I propose the following code changes: 1) Check and output warning messages if either predicted/gold AMR has duplicate triples. 2) Add an option to customize how to treat duplicate triples. By default we treat the duplicate triples in gold as legitimate, and predicted graph can only get 1.0 score if matching the gold amr entirely (including the number of duplicate triples) but user can specify options to ignore the duplicates, .etc.

How does this sound?

BramVanroy commented 1 year ago

@snowblink14 Sounds great. Especially 2 seems good for many use-cases. Any progress in this regard?

flipz357 commented 1 year ago

Hi all,

just adding a comment on this issue, maybe this helps someone. Imo this issue here is quite a problem since in combination with standard micro scoring it becomes a real vulnerability, see my blog article.
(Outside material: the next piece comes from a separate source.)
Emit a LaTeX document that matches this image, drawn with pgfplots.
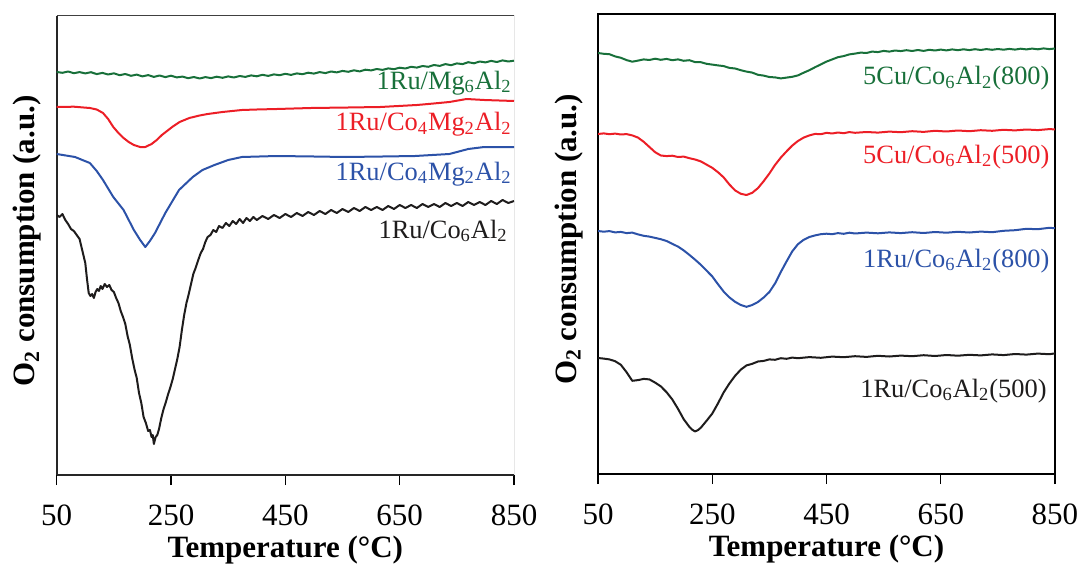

However, the good news is that there are straightforward solutions to this problem, as implemented in Smatch++:

  1. default: AMR graph is standardized and duplicates edges are removed (since they don't really add information). I see that this solution was also proposed somewhere in the thread above.

  2. optional: keep duplicate edges but use proper scoring. Full credits go to my colleague Julius Steen who found that the solution to this issue is rather simple by using a counter / count dict in creating the weight dict and if two edges match we save minimum count of a duplicate edge of two graphs (since that's the proper max matching count) before alignment. This way duplicates are allowed but the final score is proper.

If you want to have this also in this Smatch library, I think implementation should be rather simple. For now the feature is available in Smatch++.